Thursday, February 08, 2007

Review of Children of Men

Science fiction, the best science fiction, takes the world as we now know it and gives it a twist. Then, the author traces out the implications of the twist and gives us a picture of what that world would look like. Whether it's life on a world with a tiny fraction of Earth's gravity, time travel, the aftermath of a killer virus, humans interacting with robots, faster-than-light space travel or a human raised by aliens, the true genius of the best sci-fi stories is the part where it makes the audience ponder this world that is slightly askew from our own...and forces us to think about our own world.

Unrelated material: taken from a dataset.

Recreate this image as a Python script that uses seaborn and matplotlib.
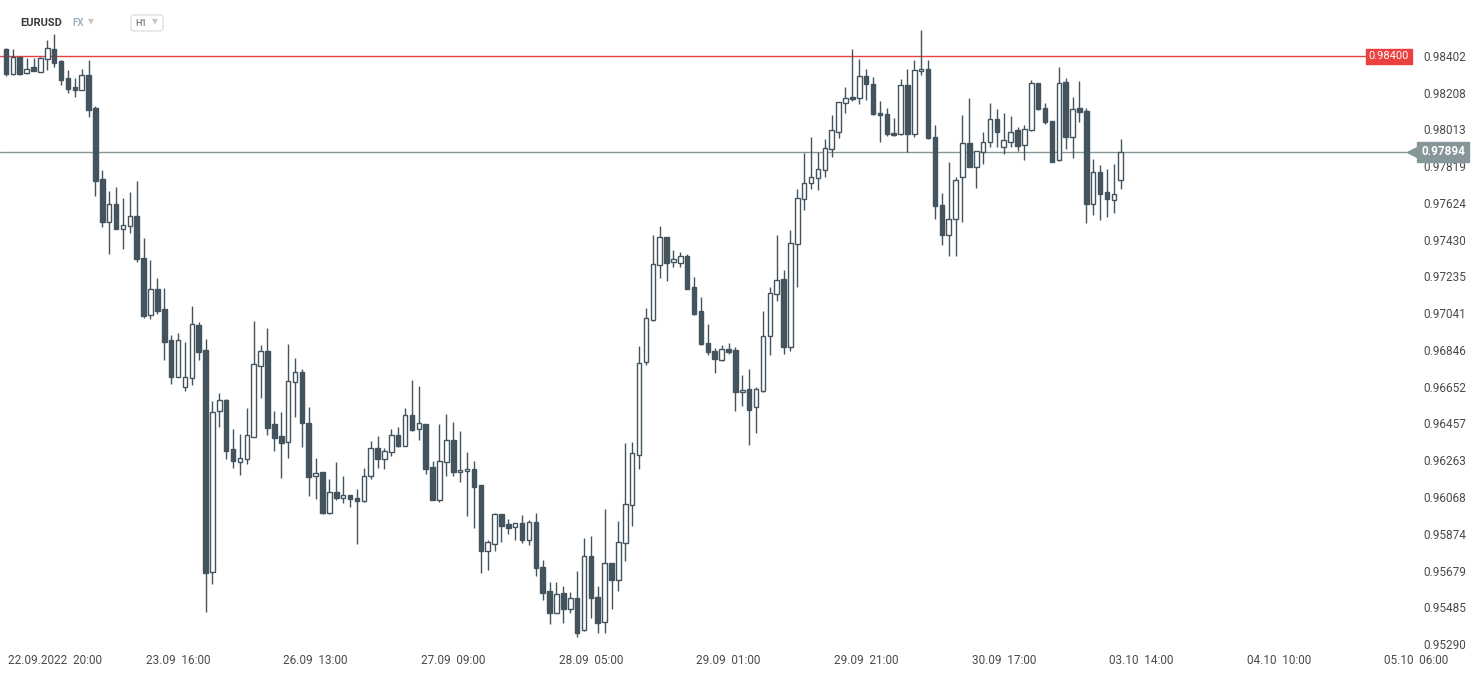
import matplotlib
matplotlib.use("Agg")
import matplotlib.pyplot as plt
import matplotlib.transforms as mtransforms
from matplotlib.patches import FancyBboxPatch
import numpy as np
import pandas as pd
import seaborn as sns

# --- EURUSD H1 candles ---
opens = [
    0.98439, 0.98305, 0.98398, 0.98314, 0.98342, 0.98319, 0.98385, 0.98437, 0.98376, 0.98286,
    0.98236, 0.98224, 0.98301, 0.98127, 0.97749, 0.97522, 0.97617, 0.97485, 0.97501, 0.97555,
    0.97333, 0.97030, 0.97167, 0.97061, 0.96897, 0.96705, 0.96649, 0.96696, 0.96978, 0.96846,
    0.95673, 0.96522, 0.96581, 0.96322, 0.96255, 0.96271, 0.96387, 0.96763, 0.96841, 0.96454,
    0.96391, 0.96358, 0.96675, 0.96730, 0.96458, 0.96178, 0.96199, 0.95985, 0.96093, 0.96061,
    0.96077, 0.96061, 0.96045, 0.96178, 0.96327, 0.96268, 0.96305, 0.96395, 0.96340, 0.96500,
    0.96426, 0.96454, 0.96225, 0.96054, 0.96252, 0.96368, 0.96199, 0.96204, 0.96215, 0.96130,
    0.95784, 0.95818, 0.95978, 0.95925, 0.95908, 0.95930, 0.95842, 0.95936, 0.95698, 0.95570,
    0.95456, 0.95560, 0.95473, 0.95532, 0.95363, 0.95754, 0.95537, 0.95408, 0.95717, 0.95627,
    0.95823, 0.96024, 0.96289, 0.96781, 0.97003, 0.97294, 0.97443, 0.97310, 0.97305, 0.97342,
    0.97178, 0.97052, 0.96881, 0.96839, 0.96792, 0.96850, 0.96844, 0.96625, 0.96638, 0.96546,
    0.96627, 0.96919, 0.97141, 0.97220, 0.96864, 0.97405, 0.97644, 0.97728, 0.97755, 0.97797,
    0.97908, 0.97998, 0.98152, 0.98183, 0.98178, 0.98295, 0.98252, 0.98099, 0.98093, 0.97993,
    0.97988, 0.98247, 0.97988, 0.98321, 0.98332, 0.97972, 0.97612, 0.97453, 0.97538, 0.97760,
    0.97940, 0.97816, 0.97896, 0.97945, 0.98067, 0.97919, 0.97945, 0.98009, 0.97929, 0.98009,
    0.98257, 0.98125, 0.98056, 0.97850, 0.98263, 0.97972, 0.98125, 0.98109, 0.97620, 0.97787,
    0.97681, 0.97642, 0.97747,
]
highs = [
    0.98442, 0.98439, 0.98400, 0.98390, 0.98390, 0.98398, 0.98487, 0.98518, 0.98378, 0.98328,
    0.98286, 0.98332, 0.98381, 0.98137, 0.97799, 0.97688, 0.97709, 0.97649, 0.97682, 0.97740,
    0.97439, 0.97322, 0.97227, 0.97174, 0.96925, 0.96936, 0.96887, 0.97079, 0.96994, 0.96903,
    0.96576, 0.96618, 0.96588, 0.96428, 0.96401, 0.96541, 0.97000, 0.96873, 0.96962, 0.96523,
    0.96518, 0.96878, 0.96804, 0.96745, 0.96543, 0.96274, 0.96201, 0.96163, 0.96253, 0.96179,
    0.96079, 0.96110, 0.96221, 0.96364, 0.96391, 0.96327, 0.96426, 0.96438, 0.96539, 0.96687,
    0.96656, 0.96456, 0.96259, 0.96454, 0.96507, 0.96465, 0.96417, 0.96306, 0.96259, 0.96132,
    0.95840, 0.95983, 0.95980, 0.95952, 0.95932, 0.95973, 0.95946, 0.95983, 0.95735, 0.95618,
    0.95618, 0.95597, 0.95565, 0.95678, 0.95850, 0.95862, 0.95595, 0.96004, 0.95719, 0.95941,
    0.96354, 0.96359, 0.96867, 0.97068, 0.97455, 0.97502, 0.97445, 0.97375, 0.97365, 0.97354,
    0.97231, 0.97125, 0.96982, 0.96855, 0.96871, 0.96881, 0.96860, 0.96712, 0.96744, 0.96652,
    0.97051, 0.97178, 0.97453, 0.97269, 0.97480, 0.97698, 0.97890, 0.97972, 0.97892, 0.97961,
    0.98090, 0.98159, 0.98236, 0.98439, 0.98385, 0.98332, 0.98289, 0.98162, 0.98125, 0.98072,
    0.98279, 0.98332, 0.98379, 0.98540, 0.98379, 0.98035, 0.97675, 0.97839, 0.97760, 0.98090,
    0.98180, 0.97900, 0.98000, 0.98153, 0.98122, 0.98100, 0.98084, 0.98025, 0.98035, 0.98275,
    0.98259, 0.98152, 0.98058, 0.98344, 0.98284, 0.98185, 0.98268, 0.98125, 0.97855, 0.97827,
    0.97804, 0.97830, 0.97963,
]
lows = [
    0.98298, 0.98303, 0.98303, 0.98305, 0.98322, 0.98317, 0.98328, 0.98342, 0.98249, 0.98208,
    0.98187, 0.98222, 0.98081, 0.97663, 0.97499, 0.97356, 0.97486, 0.97382, 0.97467, 0.97310,
    0.97017, 0.97012, 0.97038, 0.96795, 0.96668, 0.96703, 0.96631, 0.96662, 0.96793, 0.95461,
    0.95608, 0.96440, 0.96269, 0.96223, 0.96186, 0.96243, 0.96385, 0.96594, 0.96398, 0.96313,
    0.96170, 0.96272, 0.96493, 0.96334, 0.96075, 0.96059, 0.95976, 0.95976, 0.96050, 0.96038,
    0.96017, 0.95818, 0.96043, 0.96165, 0.96223, 0.96215, 0.96287, 0.96334, 0.96338, 0.96419,
    0.96371, 0.96191, 0.96052, 0.96043, 0.96181, 0.96181, 0.96149, 0.95969, 0.95906, 0.95667,
    0.95682, 0.95782, 0.95831, 0.95874, 0.95840, 0.95826, 0.95816, 0.95651, 0.95524, 0.95397,
    0.95454, 0.95403, 0.95454, 0.95329, 0.95361, 0.95429, 0.95350, 0.95350, 0.95477, 0.95572,
    0.95731, 0.95913, 0.96218, 0.96768, 0.97001, 0.97226, 0.97210, 0.97284, 0.97284, 0.97168,
    0.97033, 0.96874, 0.96821, 0.96726, 0.96786, 0.96823, 0.96525, 0.96551, 0.96342, 0.96405,
    0.96625, 0.96818, 0.97104, 0.96823, 0.96839, 0.97178, 0.97585, 0.97700, 0.97691, 0.97760,
    0.97866, 0.97970, 0.98099, 0.98162, 0.98146, 0.98168, 0.98091, 0.97945, 0.97977, 0.97977,
    0.97986, 0.97892, 0.97972, 0.98300, 0.97964, 0.97541, 0.97400, 0.97342, 0.97342, 0.97525,
    0.97814, 0.97702, 0.97829, 0.97919, 0.97919, 0.97882, 0.97919, 0.97898, 0.97850, 0.98007,
    0.98118, 0.98041, 0.97841, 0.97845, 0.97911, 0.97864, 0.98051, 0.97520, 0.97562, 0.97536,
    0.97552, 0.97573, 0.97700,
]
closes = [
    0.98305, 0.98398, 0.98305, 0.98332, 0.98324, 0.98390, 0.98443, 0.98367, 0.98275, 0.98229,
    0.98224, 0.98300, 0.98116, 0.97742, 0.97522, 0.97617, 0.97488, 0.97506, 0.97554, 0.97329,
    0.97028, 0.97167, 0.97054, 0.96890, 0.96705, 0.96897, 0.96702, 0.96982, 0.96837, 0.95667,
    0.96516, 0.96581, 0.96313, 0.96260, 0.96273, 0.96395, 0.96772, 0.96841, 0.96435, 0.96382,
    0.96355, 0.96682, 0.96728, 0.96458, 0.96172, 0.96197, 0.95985, 0.96093, 0.96061, 0.96077,
    0.96056, 0.96045, 0.96178, 0.96327, 0.96268, 0.96311, 0.96395, 0.96340, 0.96500, 0.96423,
    0.96458, 0.96218, 0.96054, 0.96257, 0.96368, 0.96202, 0.96209, 0.96215, 0.96123, 0.95784,
    0.95830, 0.95978, 0.95916, 0.95906, 0.95930, 0.95842, 0.95936, 0.95692, 0.95562, 0.95456,
    0.95555, 0.95477, 0.95532, 0.95350, 0.95754, 0.95532, 0.95403, 0.95717, 0.95627, 0.95828,
    0.96029, 0.96299, 0.96776, 0.97014, 0.97300, 0.97443, 0.97305, 0.97326, 0.97342, 0.97170,
    0.97038, 0.96876, 0.96834, 0.96797, 0.96850, 0.96837, 0.96625, 0.96636, 0.96530, 0.96638,
    0.96919, 0.97146, 0.97215, 0.96864, 0.97411, 0.97649, 0.97728, 0.97760, 0.97802, 0.97914,
    0.98009, 0.98157, 0.98178, 0.98173, 0.98295, 0.98252, 0.98093, 0.98088, 0.97988, 0.97982,
    0.98247, 0.97988, 0.98326, 0.98332, 0.97966, 0.97607, 0.97453, 0.97541, 0.97744, 0.97940,
    0.97816, 0.97898, 0.97945, 0.98067, 0.98001, 0.97956, 0.97998, 0.97924, 0.98014, 0.98257,
    0.98120, 0.98051, 0.97843, 0.98257, 0.97972, 0.98120, 0.98104, 0.97620, 0.97787, 0.97673,
    0.97647, 0.97670, 0.97894,
]

level_price = 0.98400
last_price = 0.97894

y_tick_labels = ["0.98402", "0.98208", "0.98013", "0.97819", "0.97624", "0.97430",
                 "0.97235", "0.97041", "0.96846", "0.96652", "0.96457", "0.96263",
                 "0.96068", "0.95874", "0.95679", "0.95485", "0.95290"]
x_tick_index = [5, 25, 45, 65, 85, 105, 125, 145, 165, 185, 205]
x_tick_labels = ["22.09.2022  20:00", "23.09  16:00", "26.09  13:00", "27.09  09:00",
                 "28.09  05:00", "29.09  01:00", "29.09  21:00", "30.09  17:00",
                 "03.10  14:00", "04.10  10:00", "05.10  06:00"]

# --- style ---
sns.set_style("white")
plt.rcParams['font.family'] = ['Roboto', 'DejaVu Sans']

DARK = "#44545f"
RED = "#ea4040"
GREY = "#879699"
TXT = "#4a4a4a"

df = pd.DataFrame({"open": opens, "high": highs, "low": lows, "close": closes})
df["idx"] = np.arange(len(df))
df["up"] = df["close"] >= df["open"]
df["body_lo"] = df[["open", "close"]].min(axis=1)
df["body_h"] = (df["close"] - df["open"]).abs().clip(lower=0.00004)

W, H = 1482, 674
fig = plt.figure(figsize=(W / 100, H / 100), dpi=100)
ax = fig.add_axes([0, 26 / H, 1418 / W, 648 / H])

# wicks
ax.vlines(df["idx"], df["low"], df["high"], color=DARK, lw=1.0, zorder=2)
# bodies
ax.bar(df["idx"], df["body_h"], bottom=df["body_lo"], width=0.66,
       color=np.where(df["up"], "white", DARK), edgecolor=DARK, linewidth=1.0, zorder=3)

# horizontal levels
ax.axhline(level_price, color=RED, lw=1.0, zorder=1, xmax=1365 / 1418)
ax.axhline(last_price, color=GREY, lw=1.0, zorder=1)

# axes limits (price scale: 0.98402 at 56 px from top, 0.95290 at 644 px)
ax.set_xlim(-0.87, 205.2)
ax.set_ylim(0.95269, 0.98698)

ax.yaxis.tick_right()
ax.set_yticks([float(v) for v in y_tick_labels])
ax.set_yticklabels(y_tick_labels)
ax.set_xticks(x_tick_index)
ax.set_xticklabels(x_tick_labels)
ax.tick_params(axis="both", length=0, labelsize=8.5, labelcolor=TXT)
ax.tick_params(axis="y", pad=4)
ax.tick_params(axis="x", pad=4)
for s in ax.spines.values():
    s.set_visible(False)

# first date label is pushed in so it is not cut off
first = ax.get_xticklabels()[0]
first.set_transform(first.get_transform() +
                    mtransforms.ScaledTranslation(15 / 100, 0, fig.dpi_scale_trans))

# price tags
ax.text(1389 / 1418, level_price, "0.98400", transform=ax.get_yaxis_transform(),
        ha="center", va="center", color="white", fontsize=8,
        bbox=dict(boxstyle="square,pad=0.25", fc=RED, ec=RED), zorder=5)
ax.text(1443 / 1418, last_price, "0.97894", transform=ax.get_yaxis_transform(),
        ha="center", va="center", color="white", fontsize=8.5, fontweight="bold",
        bbox=dict(boxstyle="square,pad=0.3", fc=GREY, ec=GREY), zorder=5, clip_on=False)
ax.plot([1413 / 1418], [last_price], transform=ax.get_yaxis_transform(), marker="<",
        ms=9, color=GREY, mec=GREY, clip_on=False, zorder=5)

# header
fig.text(20 / W, 1 - 23 / H, "EURUSD", fontsize=8, fontweight="bold", color="#3a3a3a", va="center")
fig.text(72 / W, 1 - 23 / H, "FX", fontsize=7, fontweight="bold", color="#9fb3c4", va="center")
fig.text(88 / W, 1 - 22 / H, "▼", fontsize=5.5, color="#c8c8c8", va="center",
         family=["DejaVu Sans"])
fig.patches.append(FancyBboxPatch((131 / W, 1 - 31 / H), 32 / W, 16 / H,
                                  boxstyle="round,pad=0,rounding_size=0.003",
                                  transform=fig.transFigure, fc="white", ec="#e0e0e0", lw=1))
fig.text(135 / W, 1 - 23 / H, "H1", fontsize=6.5, color="#555555", va="center")
fig.text(152 / W, 1 - 22 / H, "▼", fontsize=5.5, color="#c8c8c8", va="center",
         family=["DejaVu Sans"])

fig.savefig("out.png", dpi=100)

In Children of Men, this is accomplished beautifully by positing a world where a disease attacked the reproductive systems in humans, making the current generation the last of the human race. Set in England, this is a bleak, dystopian future shows a completely disheartened populace. The youngest man on earth, slightly more than 18 years old, has just died, bombings are rampant and many people take government-provided suicide pills ("guaranteed to work").

And then, a young woman finds herself pregnant.

The central question of the movie is whether what this child represents will be enough to bring hope back to the world. But in this world where mercenaries might be heroes, patriots might only be looking out for their own agendas, and the government might be more interested in getting rid of fugees (refugees) than in this miraculous event, it seems doubtful. The characters themselves are split on what this could mean, one saying flat out that even if fertility returned the next day, it was too late to bring the world back to what it once was while another believes that mere word of this situation will change everything instantly.

I won't tell you who, if either of them, was right.

I will tell you that I was worried that I wouldn't like this movie. I went to see it because, well, it was sci-fi and seemed to have an intriguing premise. But, while I found the scenes dealing with immigration to be heavy-handed, I'm not at all sorry that I saw it.